Neville's broken nose
justcarol67
justcarol67 at yahoo.com
Fri Nov 28 06:10:04 UTC 2003
No: HPFGUIDX 86005
--- In HPforGrownups at yahoogroups.com, "erinellii" <erinellii at y...> wrote:
>
> > Sylvia wrote:
> > > Neville's broken nose had the effect of making him mis-pronounce
> his words, the spell coming out as "Stubefy!" It was thus
> ineffective. If a wizard had a natural speech defect, a lisp, for
> example, or an inability to pronounce the letter "r", would this also
> affect his ability to cast spells? >
>
> > Angel added:
> > There's two interesting points to add to this. The first is in
> > Flitwick's first lesson, where he cautions that students should
> > pronounce things properly, citing a wizard that didn't. The second
> is the spell that Dolohov uses on Hermione, wordlessly. These two
> instances seem to be slightly contradictory.
> > Any ideas?
>
>
> Erin:
> No ideas, just another question: What about foriegn wizards with
> accents like Fleur and Victor Krum?
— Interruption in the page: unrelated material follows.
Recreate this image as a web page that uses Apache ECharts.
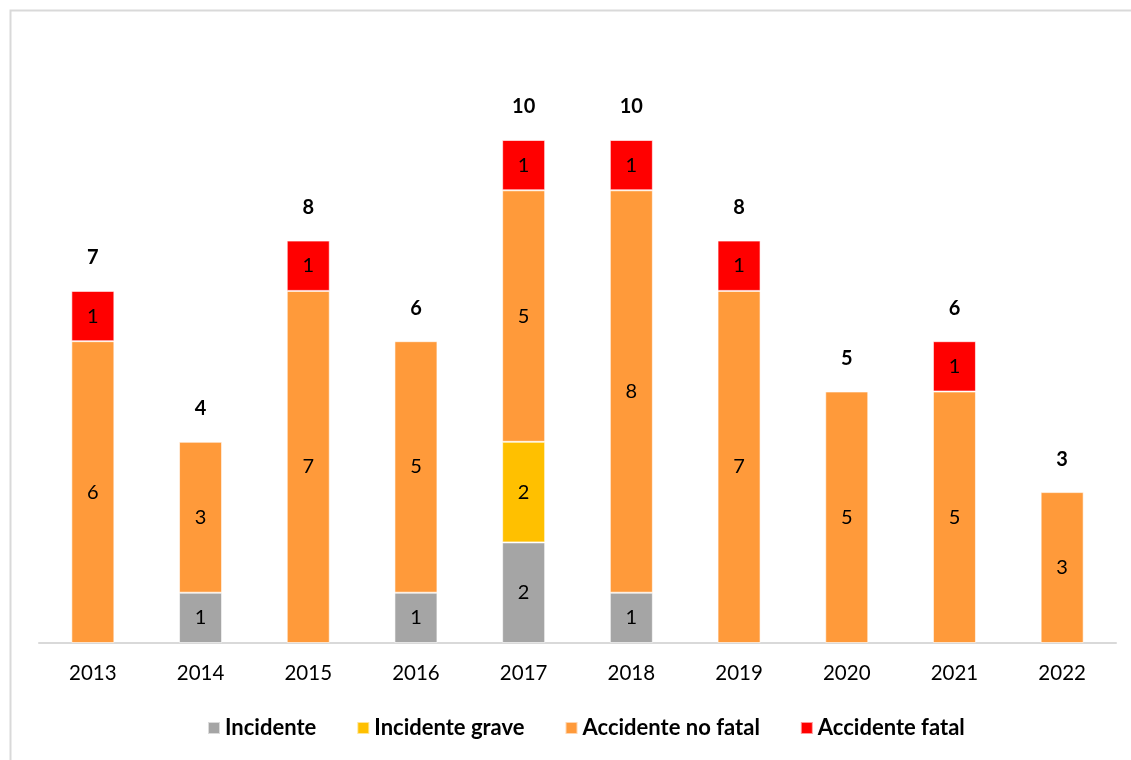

Surely they pronounce spells
> differently from the English wizards?
>
> Erin
Maybe that's why most of the spells are in Latin (or something like
it) so that accents don't matter? Or zeir vands understand zeir speech
because zey are French, too? (Trying to sound like Fleur without the
book open--hope I'm not too far off and haven't offended anybody.)